Paul Fleischman
“Step into the wood-shingled house I grew up in, and into the past. You find us gathered in the living room, listening to my writer father, Sid Fleischman, reading his latest chapter aloud. Outside, the breeze off the Pacific, ten blocks away, streams through the fruit trees my parents have planted and rustles the cornfield in our front yard – the only cornfield in all of Santa Monica, California.”
Scant surprise that Paul Fleischman grew up to write Weslandia, about a grammar-school misfit who founds a new civilization in his suburban backyard, built around a mysterious wind-sown plant. A taste for nonconformity and a love of the plant world run through many of his books, including Animal Hedge, in which a father uses a clipped shrub to guide his sons in choosing their careers.
“My mother plays piano, my father classical guitar. From upstairs that evening comes the entrancing sound of my sisters playing a flute duet. The house resounds with Bach, Herb Alpert, Dodgers games, and Radio Peking coming from my shortwave radio.”
From that musical, multitrack upbringing came Joyful Noise: Poems for Two Voices, winner of the Newbery Medal, and Big Talk, its sequel for a quartet of speakers. It’s also the source of the author’s madcap play, Zap, a theatrical train wreck of seven simultaneous plays, the result of a stage company’s attempt to compete with TV.
“My father’s interest in things historical has led to the purchase of a hand printing press. We’ve all learned to set type. I have my own business, printing stationery for my parents’ friends. I read type catalogs along with Dylan Thomas and Richard Brautigan.”

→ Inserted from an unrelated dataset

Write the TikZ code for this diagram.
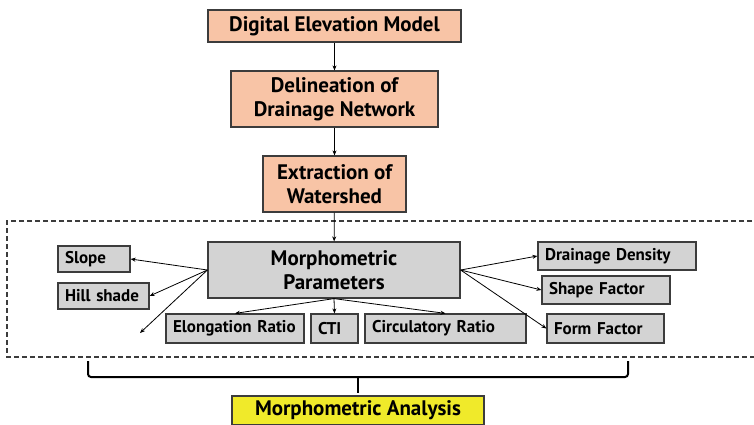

History has informed many of Paul’s books, from the colonial settings of his Newbery Honor book Graven Images, inspired by his years living in a two-hundred-year-old house in New Hampshire, to the newly updated Dateline: Troy, which juxtaposes the Trojan War story with strikingly similar newspaper clippings from World War I to the Iraq War.
“An old issue of Mad magazine sits on a table, along with a copy of the Daily Sun-Times and Walnut, the satiric underground paper I started with two friends, which landed us in the dean’s office today-again.”
What better education for the future author of A Fate Totally Worse Than Death, a wicked parody of teen horror novels,? Or for the visual humor of Sidewalk Circus, a wordless celebration of how much more children see than their elders?
“Thirty-five years later, I still draw on Bach, living-room theater, the look of letters on a page, and still aspire to the power of a voice coming from a radio late at night in a pitch-black room.”